Since its introduction in 2013, the Captur has been the biggest-selling car in the ever-expanding small SUV segment. That’s quite some achievement when you remember just how many newer, talented rivals have appeared in the four years since then. The Captur has always had a lot going for it though, not least exceptionally handsome good looks. It’s based on the same chassis as the Clio, so that means it’s decent (if not perhaps exceptional) to drive, it’s reasonably roomy in the back and boot and overall build quality and reliability are good too. No wonder so many families are switching out of traditional hatchbacks and saloons.
The Captur is pretty well equipped as standard, and although Renault has kept tweaking and altering the range as it’s gone along, the basics are still the same. An entry-level Expression model comes with all you really need — air conditioning, Bluetooth phone connection, alloy wheels, cruise control and keyless entry and ignition (although not everyone’s keen on the credit-card-style key).

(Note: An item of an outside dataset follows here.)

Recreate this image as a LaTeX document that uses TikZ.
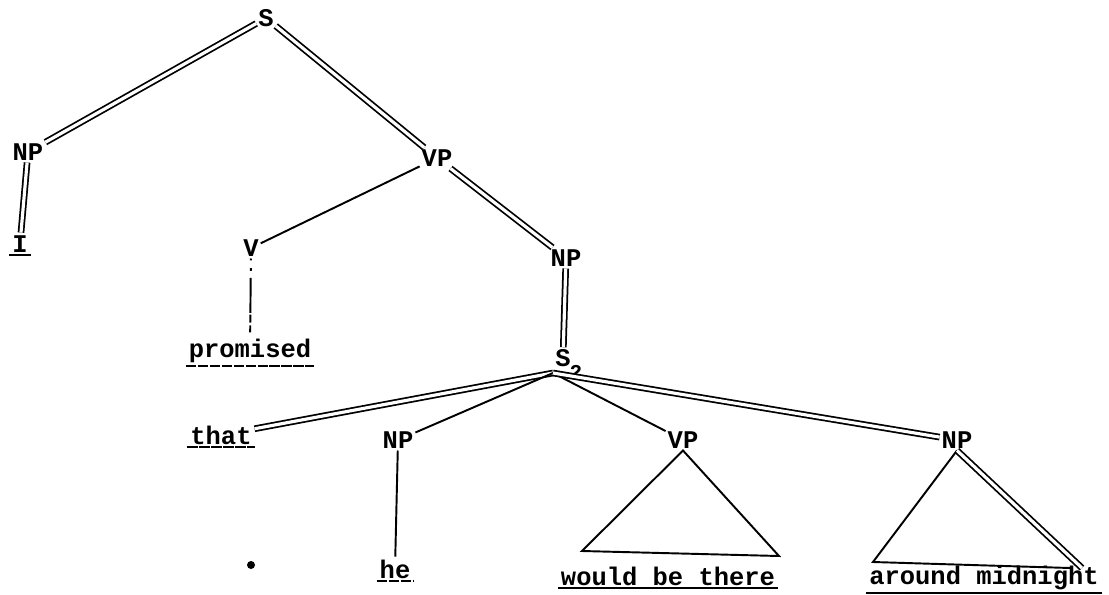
\documentclass[tikz,border=0pt]{standalone}
\usepackage{fontspec}
\setmainfont{Liberation Mono}
\usetikzlibrary{calc}

\begin{document}
\begin{tikzpicture}[x=0.02cm, y=-0.02cm, font=\fontsize{14.5}{16}\selectfont\bfseries,
    cat/.style={inner sep=1pt, anchor=center},
    word/.style={inner sep=1.5pt, anchor=center},
    dbl/.style={double, double distance=1.8pt, line width=1pt},
    sgl/.style={line width=1.1pt},
    uline/.style={line width=1.1pt},
    broken/.style={line width=1.1pt, dash pattern=on 6pt off 0.8pt}
]
\useasboundingbox (0,0) rectangle (1109,595);

% categories
\node[cat] (s) at (266,18) {S};
\node[cat] (np1) at (28,152) {NP};
\node[cat] (vp1) at (437,158) {VP};
\node[cat] (v) at (251,248) {V};
\node[cat] (np2) at (566,258) {NP};
\node[cat] (s2) at (563,358) {S};
\node[font=\fontsize{12}{14}\selectfont\bfseries, inner sep=0pt] (s2idx) at (576,372) {2};
\node[cat] (np3) at (398,440) {NP};
\node[cat] (vp2) at (683,440) {VP};
\node[cat] (np4) at (957,440) {NP};

% words
\node[word] (wi) at (20,244) {I};
\node[word] (wpromised) at (250,351) {promised};
\node[word] (wthat) at (221,435) {that};
\node[word] (whe) at (395,569) {he};
\node[word] (wthere) at (668,576) {would be there};
\node[word] (wmidnight) at (984,578) {around midnight};

\coordinate (s2root) at (553,373);
\coordinate (vpl) at (582,551);
\coordinate (vpr) at (779,556);
\coordinate (npl) at (873,562);
\coordinate (npr) at (1082,568);

% branches
\draw[dbl] (s) -- (np1);
\draw[dbl] (s) -- (vp1);
\draw[dbl] (np1) -- (wi);
\draw[sgl] (vp1) -- (v);
\draw[dbl] (vp1) -- (np2);
\draw[sgl, dash pattern=on 1pt off 4.5pt on 1.5pt off 4pt on 20pt] (v) -- (wpromised);
\draw[dbl] (np2) -- (s2);
\draw[dbl] (s2root) -- (wthat);
\draw[sgl] (s2root) -- (np3);
\draw[sgl] (s2root) -- (vp2);
\draw[dbl] (s2root) -- (np4);
\draw[sgl] (np3) -- (whe);

% triangles
\draw[sgl] (vp2.south) -- (vpl) -- (vpr) -- cycle;
\draw[sgl] (np4.south) -- (npl) -- ($(npr)+(-12,0)$);
\draw[dbl] (np4.south) -- (npr);

% underlines
\draw[uline] (wi.south west) -- (wi.south east);
\draw[broken] (wpromised.south west) -- (wpromised.south east);
\draw[broken] (wthat.south west) -- (wthat.south east);
\draw[broken] (whe.south west) -- (whe.south east);
\draw[uline] (wthere.south west) -- (wthere.south east);
\draw[uline] (wmidnight.south west) -- (wmidnight.south east);

% stray mark
\fill (251,565) circle (4);
\end{tikzpicture}
\end{document}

Move up to a Dynamique model and you get climate control, a seven-inch touchscreen with Renault’s R-Link media system (a bit fiddly, but quite useful), bigger alloys and contrast-colour roof. That roof colour thing has become a Captur signature, but beware as some colour combos are a bit garish, and if you get it wrong, you might hurt the resale value.
Top spec Signature models come with leather, premium sound system and extra safety features such as blind spot warning. Actually, on the safety front, it’s worth remembering that Renault has consistently been one of the best-performing brands ever in the Euro NCAP crash test programme, and the Captur scored a maximum five-star rating when it was tested in 2013.
Engine choices are basically limited to the 1.5 dCi diesel (familiar from a whole host of other cars from the Megane to the Nissan Qashqai) and the 900cc three-cylinder TCe petrol turbo.
Generally speaking, we’d suggest that the petrol turbo three-cylinder is the one to go for, but that does limit your search a little as, unsurprisingly given the current motor tax system, most Irish buyers have gone for diesel since the Captur made its debut here. That’s a shame, as the 900cc engine is willing, has decent power, good fuel consumption and only costs an extra €20 or so a year in motor tax. Given that there’s nearly a €2,000 price gap between the two engines (when new) it certainly seems like the better option to us. That said, the diesel is impressively economical, and has mid-range thrust that is great for long motorway journeys. Just watch for blown turbos and problems with the exhaust gas recirculation valve, and on all models be wary of electrical issues, especially with the key-card and the ignition system.
The best trim to go for is definitely Dynamique, as it comes with the all-important touchscreen and the desirable contrast-colour roof.
Renault Captur 1.5 dCi
Engine: 1.5-litre four-cylinder turbodiesel
Maximum speed: 170km/h
0-100km/h: 13.4 seconds
Fuel consumption: 3.7 litres/100km
• Really good looking
• Comfy interior
• Frugal engines
• Small-ish rear seats and boot
• Some cheap cabin parts
• Some colour combos are gaudy
As with most of its rivals, the Captur does represent a compromise, and a similarly-priced Megane is a more sensible car all-round. But the style and appeal of the Captur is hard to beat, it comes with good engines, a pleasant interior and is reasonably well-built. No wonder we buy so many of them.